STL Science Center

STL Science Center

16 September 2011

The Running Lizard

We're back in Alberta again this week, talking about Dromaeosaurus albertensis. Dromaeosaurus is the dinosaur which lent its name out to all the other little raptors that have become favorites of children everywhere as dromaeosaurines or dromaeosaurids. Besides that, however, Dromaeosaurus is one of the larger maniraptorans that we know of; of course all of the North American maniraptors are fairly large compared to their Asian counterparts. The size of a wolf and probably weighing in at around 33 pounds, the 65.5 million year old Dromaeosaurus was a deadly addition to the Cretaceous landscape which was already home to Tyrannosaurus, Albertosaurus, and other large carnivores and heavily armored ceratopsians. Canada and the United States, at the time, in fact, were an evolutionary battleground of weaponry and, as such, Dromaeosaurus fits in very nicely.
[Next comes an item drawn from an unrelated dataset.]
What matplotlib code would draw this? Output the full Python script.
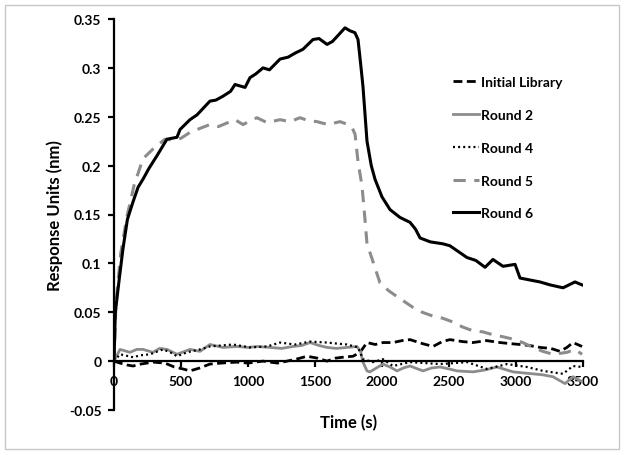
import matplotlib
matplotlib.use('Agg')
import matplotlib.pyplot as plt
from matplotlib.patches import Rectangle
from matplotlib.ticker import FuncFormatter

matplotlib.rcParams['font.family'] = ['Lato', 'DejaVu Sans']
matplotlib.rcParams['font.weight'] = 'bold'

# Initial Library (black dashed)
t_lib = [0, 45, 100, 142, 200, 291, 380, 450, 515, 567, 640, 716, 800, 918, 1000, 1112,
         1164, 1220, 1291, 1360, 1440, 1520, 1590, 1650, 1709, 1784, 1836, 1888, 1950,
         2007, 2082, 2150, 2209, 2300, 2381, 2450, 2507, 2600, 2679, 2780, 2881, 2950,
         3030, 3100, 3179, 3260, 3328, 3380, 3425, 3493]
v_lib = [0.0, -0.002, -0.004, -0.005, -0.003, -0.001, -0.002, -0.006, -0.008, -0.010,
         -0.007, -0.003, -0.002, -0.001, -0.002, 0.0, -0.001, -0.002, 0.0, 0.002, 0.005,
         0.003, 0.0, 0.003, 0.004, 0.005, 0.009, 0.019, 0.017, 0.019, 0.019, 0.021, 0.022,
         0.018, 0.015, 0.020, 0.022, 0.020, 0.019, 0.021, 0.019, 0.018, 0.017, 0.016,
         0.014, 0.013, 0.010, 0.014, 0.019, 0.015]

# Round 2 (gray solid)
t_r2 = [0, 45, 119, 170, 216, 291, 340, 395, 470, 567, 642, 716, 813, 918, 1000, 1067,
        1164, 1250, 1336, 1400, 1463, 1530, 1590, 1660, 1739, 1813, 1840, 1858, 1888,
        1910, 2007, 2060, 2112, 2160, 2209, 2306, 2370, 2433, 2500, 2560, 2679, 2770,
        2858, 2978, 3050, 3127, 3200, 3276, 3366, 3425, 3493]
v_r2 = [0.0, 0.012, 0.009, 0.012, 0.012, 0.009, 0.013, 0.012, 0.007, 0.012, 0.010,
        0.017, 0.014, 0.015, 0.014, 0.015, 0.014, 0.013, 0.015, 0.016, 0.019, 0.016,
        0.014, 0.013, 0.014, 0.015, 0.010, -0.001, -0.010, -0.011, -0.003, -0.006,
        -0.010, -0.007, -0.005, -0.010, -0.007, -0.006, -0.008, -0.010, -0.011, -0.009,
        -0.006, -0.011, -0.012, -0.013, -0.014, -0.016, -0.023, -0.016, -0.021]

# Round 4 (black dotted)
t_r4 = [0, 45, 142, 200, 269, 365, 420, 470, 545, 642, 716, 800, 888, 1015, 1142, 1239,
        1350, 1463, 1590, 1660, 1739, 1821, 1858, 1933, 2007, 2082, 2209, 2320, 2433,
        2540, 2634, 2784, 2933, 3082, 3201, 3351, 3425, 3493]
v_r4 = [0.0, 0.007, 0.004, 0.006, 0.007, 0.012, 0.009, 0.005, 0.009, 0.012, 0.015,
        0.016, 0.017, 0.014, 0.015, 0.019, 0.017, 0.020, 0.019, 0.018, 0.017, 0.014,
        0.002, -0.001, 0.002, -0.005, -0.001, -0.002, -0.003, -0.002, -0.001, -0.008,
        -0.003, -0.006, -0.010, -0.013, -0.005, -0.006]

# Round 5 (gray dashed)
t_r5 = [0, 15, 50, 97, 150, 216, 291, 380, 450, 500, 567, 640, 716, 780, 850, 903, 963,
        1020, 1067, 1142, 1239, 1313, 1388, 1450, 1515, 1597, 1687, 1746, 1780, 1799,
        1821, 1851, 1873, 1888, 1925, 1985, 2050, 2112, 2231, 2300, 2381, 2450, 2530,
        2600, 2679, 2750, 2828, 2900, 2978, 3050, 3127, 3200, 3276, 3330, 3380, 3440,
        3493]
v_r5 = [0.0, 0.060, 0.110, 0.148, 0.180, 0.207, 0.217, 0.227, 0.226, 0.228, 0.234,
        0.238, 0.242, 0.240, 0.244, 0.247, 0.242, 0.246, 0.249, 0.244, 0.247, 0.245,
        0.249, 0.246, 0.245, 0.242, 0.245, 0.242, 0.238, 0.232, 0.204, 0.179, 0.145,
        0.120, 0.105, 0.080, 0.072, 0.066, 0.055, 0.050, 0.046, 0.044, 0.040, 0.035,
        0.031, 0.030, 0.027, 0.025, 0.0225, 0.019, 0.014, 0.010, 0.007, 0.008, 0.009,
        0.012, 0.007]

# Round 6 (black solid)
t_r6 = [0, 10, 40, 67, 100, 142, 180, 216, 260, 320, 395, 470, 493, 567, 620, 716, 760,
        813, 870, 903, 978, 1015, 1060, 1112, 1160, 1239, 1300, 1350, 1410, 1485, 1530,
        1590, 1630, 1664, 1724, 1760, 1798, 1821, 1840, 1858, 1888, 1920, 1948, 2000,
        2060, 2134, 2209, 2250, 2284, 2360, 2455, 2507, 2634, 2700, 2769, 2828, 2903,
        2993, 3030, 3104, 3179, 3254, 3351, 3440, 3493]
v_r6 = [0.0, 0.050, 0.085, 0.115, 0.145, 0.163, 0.178, 0.186, 0.197, 0.210, 0.227,
        0.229, 0.237, 0.247, 0.252, 0.266, 0.267, 0.271, 0.276, 0.283, 0.280, 0.290,
        0.294, 0.300, 0.298, 0.309, 0.311, 0.315, 0.319, 0.329, 0.330, 0.324, 0.327,
        0.332, 0.341, 0.338, 0.336, 0.329, 0.305, 0.281, 0.225, 0.200, 0.186, 0.168,
        0.155, 0.147, 0.142, 0.135, 0.126, 0.122, 0.120, 0.118, 0.106, 0.103, 0.096,
        0.104, 0.097, 0.099, 0.085, 0.083, 0.081, 0.078, 0.075, 0.081, 0.078]

x_ticks = [0, 500, 1000, 1500, 2000, 2500, 3000, 3500]
y_ticks = [-0.05, 0, 0.05, 0.1, 0.15, 0.2, 0.25, 0.3, 0.35]

GRAY = '#8c8c8c'

fig = plt.figure(figsize=(6.24, 4.56), dpi=100)
ax = fig.add_axes([114 / 624, 1 - 411 / 456, 469 / 624, 391 / 456])

# light border round the whole chart, Excel style
fig.patches.append(Rectangle((5 / 624, 6 / 456), 614 / 624, 444 / 456,
                             transform=fig.transFigure, fill=False,
                             edgecolor='#c8c8c8', linewidth=1))

ax.plot(t_lib, v_lib, color='black', linewidth=2.0, dashes=(3.2, 1.6), label='Initial Library')
ax.plot(t_r2, v_r2, color=GRAY, linewidth=2.0, label='Round 2')
ax.plot(t_r4, v_r4, color='black', linewidth=1.6, dashes=(0.9, 1.4), label='Round 4')
ax.plot(t_r5, v_r5, color=GRAY, linewidth=2.2, dashes=(4, 2.8), label='Round 5')
ax.plot(t_r6, v_r6, color='black', linewidth=2.2, label='Round 6')

ax.set_xlim(0, 3500)
ax.set_ylim(-0.05, 0.35)
ax.set_xticks(x_ticks)
ax.set_yticks(y_ticks)
ax.yaxis.set_major_formatter(FuncFormatter(lambda v, p: '%g' % round(v, 3)))

ax.spines['top'].set_visible(False)
ax.spines['right'].set_visible(False)
ax.spines['bottom'].set_position(('data', 0))
ax.spines['left'].set_linewidth(1.6)
ax.spines['bottom'].set_linewidth(1.6)
ax.tick_params(axis='both', direction='out', length=4, width=1.6, labelsize=10)
ax.tick_params(axis='y', pad=5)
ax.tick_params(axis='x', pad=6)
for lbl in ax.get_xticklabels() + ax.get_yticklabels():
    lbl.set_fontweight('bold')

ax.set_xlabel('Time (s)', fontsize=12, fontweight='bold')
ax.xaxis.set_label_coords(0.5, -0.01)
ax.set_ylabel('Response Units (nm)', fontsize=12, fontweight='bold')
ax.yaxis.set_label_coords(-0.108, 0.5)

ax.legend(loc='upper left', bbox_to_anchor=(453 / 624, 1 - 77 / 456),
          bbox_transform=fig.transFigure, frameon=False, fontsize=10,
          handlelength=1.9, handletextpad=0.1, labelspacing=1.5,
          borderaxespad=0, borderpad=0)

plt.savefig('out.png', dpi=100)
plt.close()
Dromaeosaurus fit into a much needed niche of a small dominant predator. Surely Albertosaurus and Tyrannosaurus had the market covered on large predators at the time but every animal needs the danger of predation at every stage of life in the natural world and Dromaeosaurus was very good at endangering both smaller juveniles and infants as well as full grown adults of animals, thanks to pack hunting doctrines, in the more heavily wooded areas where a large predator could not go. Built for a fair amount of speed Dromaeosaurs could also chase down some of the fleeter footed prey of the age as well. Dromaeosaurus wasn't just dangerous from its feet and hands, it also had a bite three times as powerful as its smaller cousin Velociraptor, making it deadlier all around and indicating that the claws on feet and hand were not as important as the mouth of Dromaeosaurus.